| name | create-command |
| description | Use when creating or modifying custom opencode commands in the `commands/` directory. Covers markdown command files, frontmatter options (description, agent, model, subtask), prompt templates with $ARGUMENTS, shell output injection, and file references. |
| license | MIT |
| metadata | {"author":"Robert Hafner","source":"https://github.com/tedivm/opencode-config"} |
Quick start
Create a markdown file in .opencode/commands/ (per-project, default). Only use ~/.config/opencode/commands/ (global) if explicitly requested. The filename (without .md) becomes the command name.
---
description: Run tests with coverage
---
Run the full test suite with coverage report and show any failures. Focus on the failing tests and suggest fixes.

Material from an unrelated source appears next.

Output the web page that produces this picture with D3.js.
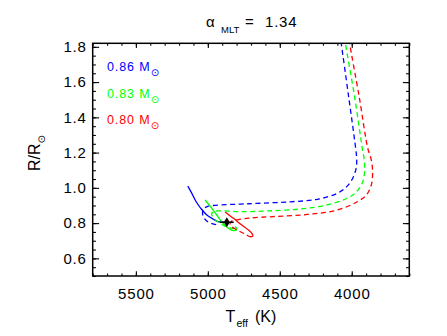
<!DOCTYPE html>
<html>
<head>
<meta charset="utf-8">
<script src="https://cdn.jsdelivr.net/npm/d3@7"></script>
<style>
  html, body { margin: 0; padding: 0; background: #ffffff; }
  svg { display: block; }
  text { font-family: "Liberation Sans", Arial, Helvetica, sans-serif; }
</style>
</head>
<body>
<div id="chart"></div>
<script>
// ---------------- data ----------------
const massLabels = ["0.86", "0.83", "0.80"];
const titleValue = "1.34";

const xMajorTicks = [5500, 5000, 4500, 4000];
const yMajorTicks = [0.6, 0.8, 1.0, 1.2, 1.4, 1.6, 1.8];

// 0.86 Msun track
const blueSolidT = [5139, 5111, 5081, 5049, 5007, 4961, 4926, 4880];
const blueSolidR = [1.010, 0.969, 0.921, 0.884, 0.846, 0.822, 0.808, 0.805];
const blueDashT = [4942, 4998, 5033, 5033, 5005, 4949, 4775, 4657, 4428, 4240, 4101, 4031, 3989, 3968, 3966, 3974, 4022, 4073, 4081];
const blueDashR = [0.792, 0.806, 0.840, 0.874, 0.894, 0.901, 0.908, 0.912, 0.921, 0.935, 0.969, 1.010, 1.062, 1.118, 1.169, 1.232, 1.520, 1.820, 1.867];

// 0.83 Msun track
const greenSolidT = [5019, 4972, 4938, 4903, 4857, 4822, 4798, 4810];
const greenSolidR = [0.931, 0.884, 0.846, 0.808, 0.771, 0.757, 0.765, 0.781];
const greenDashT = [4817, 4887, 4949, 4974, 4956, 4901, 4775, 4590, 4358, 4172, 4033, 3969, 3927, 3911, 3913, 3927, 3981, 4044, 4052];
const greenDashR = [0.767, 0.786, 0.820, 0.852, 0.866, 0.869, 0.865, 0.869, 0.880, 0.903, 0.941, 0.976, 1.027, 1.090, 1.158, 1.226, 1.521, 1.820, 1.867];

// 0.80 Msun track
const redSolidT = [4880, 4822, 4764, 4718, 4694, 4687, 4706, 4730];
const redSolidR = [0.863, 0.827, 0.789, 0.761, 0.742, 0.727, 0.723, 0.733];
const redDashT = [4748, 4803, 4845, 4838, 4789, 4706, 4546, 4309, 4101, 3962, 3899, 3864, 3855, 3864, 3889, 3949, 4015, 4024];
const redDashR = [0.741, 0.764, 0.789, 0.809, 0.820, 0.829, 0.837, 0.849, 0.874, 0.921, 0.959, 1.016, 1.090, 1.158, 1.226, 1.521, 1.820, 1.867];

// observed star
const obsT = [4868];
const obsR = [0.805];
const obsTErr = [48];

// ---------------- layout ----------------
const W = 447, H = 336;
const colors = ["#0000ff", "#00ff00", "#ff0000"];
const plot = { left: 92.7, right: 409.3, top: 43.3, bottom: 276 };

const svg = d3.select("#chart").append("svg")
  .attr("width", W).attr("height", H);

const x = d3.scaleLinear().domain([5800, 3600]).range([plot.left, plot.right]);
const y = d3.scaleLinear().domain([0.5, 1.82]).range([plot.bottom, plot.top]);

const xMinor = d3.range(3600, 5801, 100);
const yMinor = d3.range(0.5, 1.821, 0.05);

const tickFont = 15;
function styleAxis(g) {
  g.select(".domain").remove();
  g.selectAll("line").attr("stroke", "#000").attr("stroke-width", 1.1);
  g.selectAll("text").attr("font-size", tickFont).attr("fill", "#000")
    .attr("font-family", '"Liberation Sans", Arial, sans-serif')
    .style("letter-spacing", "0.8px");
}

// bottom
svg.append("g").attr("transform", `translate(0,${plot.bottom})`)
  .call(d3.axisBottom(x).tickValues(xMinor).tickSize(-2.4).tickFormat(""))
  .call(styleAxis);
svg.append("g").attr("transform", `translate(0,${plot.bottom})`)
  .call(d3.axisBottom(x).tickValues(xMajorTicks).tickSize(-4.8).tickPadding(12).tickFormat(d3.format("d")))
  .call(styleAxis);
// top
svg.append("g").attr("transform", `translate(0,${plot.top})`)
  .call(d3.axisTop(x).tickValues(xMinor).tickSize(-2.4).tickFormat(""))
  .call(styleAxis);
svg.append("g").attr("transform", `translate(0,${plot.top})`)
  .call(d3.axisTop(x).tickValues(xMajorTicks).tickSize(-4.8).tickFormat(""))
  .call(styleAxis);
// left
svg.append("g").attr("transform", `translate(${plot.left},0)`)
  .call(d3.axisLeft(y).tickValues(yMinor).tickSize(-3.2).tickFormat(""))
  .call(styleAxis);
svg.append("g").attr("transform", `translate(${plot.left},0)`)
  .call(d3.axisLeft(y).tickValues(yMajorTicks).tickSize(-6.4).tickPadding(6).tickFormat(d3.format(".1f")))
  .call(styleAxis);
// right
svg.append("g").attr("transform", `translate(${plot.right},0)`)
  .call(d3.axisRight(y).tickValues(yMinor).tickSize(-3.2).tickFormat(""))
  .call(styleAxis);
svg.append("g").attr("transform", `translate(${plot.right},0)`)
  .call(d3.axisRight(y).tickValues(yMajorTicks).tickSize(-6.4).tickFormat(""))
  .call(styleAxis);

// clip
svg.append("clipPath").attr("id", "clip").append("rect")
  .attr("x", plot.left).attr("y", plot.top)
  .attr("width", plot.right - plot.left).attr("height", plot.bottom - plot.top);

const line = d3.line().x(d => x(d[0])).y(d => y(d[1])).curve(d3.curveCatmullRom.alpha(0.5));
const tracks = [
  { solid: d3.zip(blueSolidT, blueSolidR), dash: d3.zip(blueDashT, blueDashR) },
  { solid: d3.zip(greenSolidT, greenSolidR), dash: d3.zip(greenDashT, greenDashR) },
  { solid: d3.zip(redSolidT, redSolidR), dash: d3.zip(redDashT, redDashR) }
];

const gTracks = svg.append("g").attr("clip-path", "url(#clip)");
tracks.forEach((t, i) => {
  gTracks.append("path").attr("d", line(t.dash))
    .attr("fill", "none").attr("stroke", colors[i]).attr("stroke-width", 1.3)
    .attr("stroke-dasharray", "5,3.5");
  gTracks.append("path").attr("d", line(t.solid))
    .attr("fill", "none").attr("stroke", colors[i]).attr("stroke-width", 1.3);
});

// observed star
const obs = d3.zip(obsT, obsR, obsTErr);
gTracks.selectAll(".err").data(obs).join("line")
  .attr("x1", d => x(d[0] + d[2])).attr("x2", d => x(d[0] - d[2]))
  .attr("y1", d => y(d[1])).attr("y2", d => y(d[1]))
  .attr("stroke", "#000").attr("stroke-width", 1.5);
gTracks.selectAll(".obs").data(obs).join("path")
  .attr("d", d3.symbol().type(d3.symbolDiamond).size(30))
  .attr("transform", d => `translate(${x(d[0])},${y(d[1])})`)
  .attr("fill", "#000");

// frame
svg.append("rect").attr("x", plot.left).attr("y", plot.top)
  .attr("width", plot.right - plot.left).attr("height", plot.bottom - plot.top)
  .attr("fill", "none").attr("stroke", "#000").attr("stroke-width", 1.5);

// legend
const legend = svg.append("g");
massLabels.forEach((m, i) => {
  const t = legend.append("text")
    .attr("x", 107).attr("y", 71 + i * 26.7)
    .attr("font-size", 12.5).attr("fill", colors[i])
    .style("letter-spacing", "0.9px");
  t.append("tspan").text(m + " M");
  t.append("tspan").attr("font-family", '"DejaVu Sans", sans-serif')
    .attr("font-size", 10).attr("dy", 5).text("⊙");
});

// title
const title = svg.append("text").attr("y", 27).attr("fill", "#000").attr("font-size", 15);
title.append("tspan").attr("x", 206).text("α");
title.append("tspan").attr("x", 221).attr("dy", 6).attr("font-size", 9.5).text("MLT");
title.append("tspan").attr("x", 245).attr("dy", -6).text("=");
title.append("tspan").attr("x", 265).style("letter-spacing", "0.8px").text(titleValue);

// x label
const xl = svg.append("text").attr("y", 321.5).attr("fill", "#000").attr("font-size", 16);
xl.append("tspan").attr("x", 225.5).text("T");
xl.append("tspan").attr("x", 236.5).attr("dy", 5).attr("font-size", 10.5).text("eff");
xl.append("tspan").attr("x", 255).attr("dy", -5).text("(K)");

// y label
const yl = svg.append("text")
  .attr("transform", "translate(39.5,171) rotate(-90)")
  .attr("fill", "#000").attr("font-size", 16);
yl.append("tspan").attr("x", 0).text("R/R");
yl.append("tspan").attr("font-family", '"DejaVu Sans", sans-serif')
  .attr("font-size", 10).attr("dy", 5).text("⊙");
</script>
</body>
</html>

The command runs as /test in the TUI.
Workflow
- Determine scope — default to per-project (
.opencode/commands/). Use global (~/.config/opencode/commands/) only if explicitly requested.
- Ask about execution context — ask the user if the command should run as a subtask or with a specific agent. Only include
subtask or agent in the frontmatter if they confirm.
- Create the file — name it
<command-name>.md (lowercase, hyphens allowed)
- Write frontmatter — set
description (required). Only add agent, model, or subtask if the user specifically requested them.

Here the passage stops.